Breivik committed for examination
February 10, 2012
The Oslo City Court (Tingrett) ordered confessed terrorist Anders Behring Breivik to submit to a new psychiatric examination on Friday. Meanwhile, police sought the removal of a court-appointed attorney in the case, for allegedly leaking confidential information to the media.
Breivik had refused to cooperate with a new psychiatric evaluation ordered in December, after massive public criticism of the initial evaluation that determined Breivik to be insane. Breivik had also disputed the insanity evaluation, and bashed the court-appointed psychiatrists’ report. He therefore wouldn’t speak to the new psychiatrists appointed by the court, Agnar Aspaas and Terje Tørrisen.

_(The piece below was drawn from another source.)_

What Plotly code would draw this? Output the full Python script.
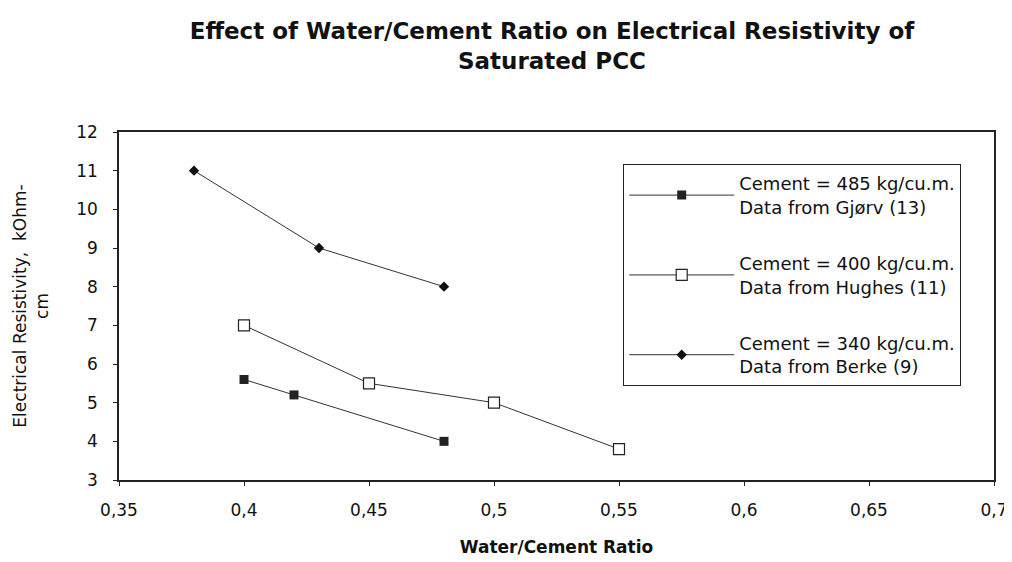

They wanted Breivik to be committed to Norway’s main psychiatric hospital west of Oslo, Dikemark Sykehus. Police objected, citing security reasons, and the court went along, ordering that Aspaas and Tørrisen observe and examine Breivik at the prison where he’s being held, Ila Fengsel.
Medical personnel from Dikemark will “have the opportunity to work closely with Breivik,” Gøran Nilsson of Ila Fengsel told Norwegian Broadcasting (NRK). The psychiatrists had hoped to observe Breivik interacting with other prisoners or patients at Dikemark, but that won’t be allowed.
It remained unclear whether Breivik will communicate with the medical personnel, and security measures will be high. His own defense attorneys are only allowed to communicate with him from behind a glass wall in the prison.
Lawyer caught leaking
Meanwhile, police have asked the court to basically fire one of the many attorneys appointed as legal counsel for Breivik’s victims (called bistandsadvokater in Norwegian), on the grounds the attorney has leaked confidential information in the case.
A series of leaks from police questioning of both survivors and Breivik prompted police to investigate their source. They claim they could trace how copies of confidential documents delivered to the attorneys could have been distributed further, and thus traced the leaks to one of the more than 170 attorneys representing survivors, victims’ families and others involved as plaintiffs in the case.